„Großer Bruder“

„Großer Bruder“

Nothing Compares to You

„Großer Bruder“ mit Sarah und David Speiser beim Festival THINK BIG! #4 in der Muffathalle in München

Manche Dinge, denkt man beim Zuschauen, kann man so wohl nur mit seinem großen Bruder durchmachen. Ein Glück, dass Sarah Speiser einen hat, und dass ihr Bruder David Speiser ebenfalls Schauspieler und Tänzer ist.

München, 07/10/2015

Von Lea Kappl

Mülltonnensurfen. Luftgitarre. Volleyball mit abgetrennten Barbiepuppenköpfen. Headbanging zu Rage Against the Machine, nur echt aus dem Kassettenrekorder. Hänsel und Gretel. Ohne Angst in die Dunkelheit. Wrestling, Müllsackdress und Feinstrumpfmaske. Sterbender Schwan im Faschingstutu – neon-orange. Liebeskummer erleben mit Sinead O'Connor, Nothing compares 2 U. Oder doch besser: Ich geh' mit meiner Laterne, La Pimmel La Bammel La Bumm.

Manche Dinge, denkt man beim Zuschauen, kann man so wohl nur mit seinem großen Bruder durchmachen. Ein Glück, dass Sarah Speiser einen hat, und dass ihr Bruder David Speiser ebenfalls Schauspieler und Tänzer ist. Zunächst als Abschlussarbeit im Studiengang Physical Theatre an der Folkwang Universität der Künste, dann in Koproduktion mit dem Vorstadttheater Basel und seinem künstlerischen Leiter Matthias Grupp entwickelte Sarah Speiser für sich und ihren Bruder ein knapp einstündiges Bewegungstheater über Geschwisterliebe, Geschwisterhass und die vielgestaltigen Emotionen dazwischen; von der frühen Kindheit bis in die Gegenwart (Premiere 06.03.2015, Vorstadttheater Basel).

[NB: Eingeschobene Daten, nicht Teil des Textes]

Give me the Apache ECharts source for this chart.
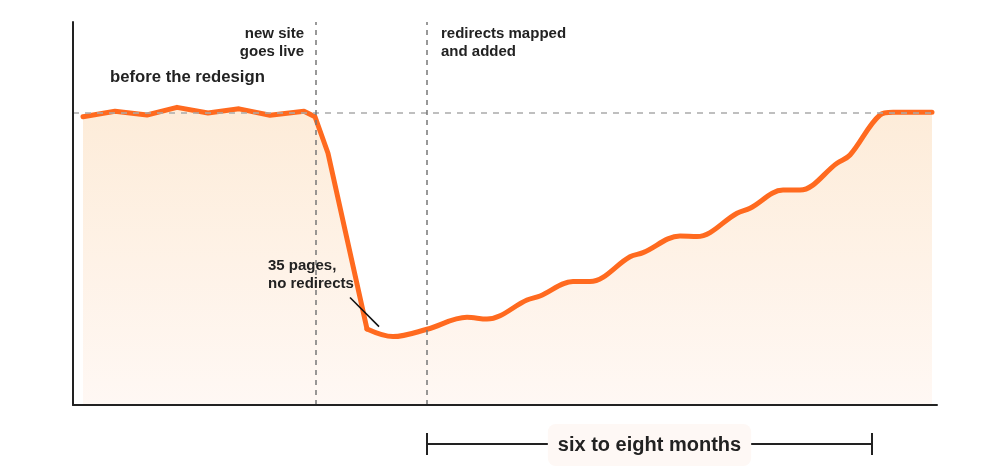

Ansteckend wirkt an diesem Abend die authentische Wärme und Lebendigkeit, die das berührend uneitle, aber gar nicht sentimentale Powertheater der Geschwister transportiert. Situationskomik bringt die Kinder im Publikum vergnügt zum Glucksen, wenn David Speiser aus der Hand seiner Schwester virtuos so lange Kaubonbons mit dem Mund auffängt, bis sich alles in eine Zuckerspuckepfütze auf den Boden ergießt – in welcher daraufhin wiederholt ausgerutscht werden muss. Auch der spielerische, handgemachte Minimalismus der Szene funktioniert: Eine Plastikmülltonne als einziges Objekt auf der Bühne wird ausgelotet als Vehikel, Spielkiste, Container, Versteck, Klangkörper. Und bei Bedarf ist sie auch nutzbar zum Schwester-in-die-Tonne-Treten. Die so wüst geschmähte Sarah taucht natürlich aus sämtlichen der durchgespielten Geschwisterkonflikte unbeschadet wieder auf, beispielsweise wenn der Bruder das Müllbehältnis wie ein Schmuckkästchen öffnet und Sarah als makellose Perle in der Auster in dessen Zentrum sitzt.

Aus dramaturgischer Perspektive trägt der in verschiedenen Variationen und Altersstufen durchgespielte, irgendwann doch recht monotone Kreislauf aus Streiten und Wiedervertragen inhaltlich nicht ganz die einstündige Performance. Das könnte man kritisch anbringen. Aber vielleicht geht es auch genau darum: dass es manchmal ermüdend ist mit den Geschwistern, dass man sich manchmal nicht mehr aushält. Und doch ist der andere immer da. Dafür finden Speiser und Speiser ein schönes Bild: Beide kauern im Inneren der waagrecht liegenden Mülltonne, ineinander verkrochen wie das Yin ins Yang, stetig umeinander kriechend, kreisend. Man kommt nur weiter, wenn der andere mitzieht, und man findet doch keinen Ausweg. Bis einer bremst. Geschwisterliche Vertrautheit macht es möglich, sich dem Bruder zu diesem Zweck auch einmal mit dem Hintern aufs Gesicht zu setzen, ohne dass die kindliche Unschuld dabei verloren geht.

Impulsive Körper-Sprache statt geschlossener Choreografie – der Abend ist eben Physical Theatre und kein ‚typischer' Tanz. Dennoch hätten ein paar mehr choreografische Strukturelemente gut getan. Genau dann wird es nämlich auch für die erwachseneren Kinder unter den Zuschauern interessant: Wenn erlebbar wird, wie zwei einander sehr vertraute, verwandte und doch grundverschiedene Körper einander in der wortlosen Bewegung spiegeln, doch nicht kopieren; und damit die Empfindungen des willigen Zuschauers in ihre ambivalenten Familienbande mit einflechten.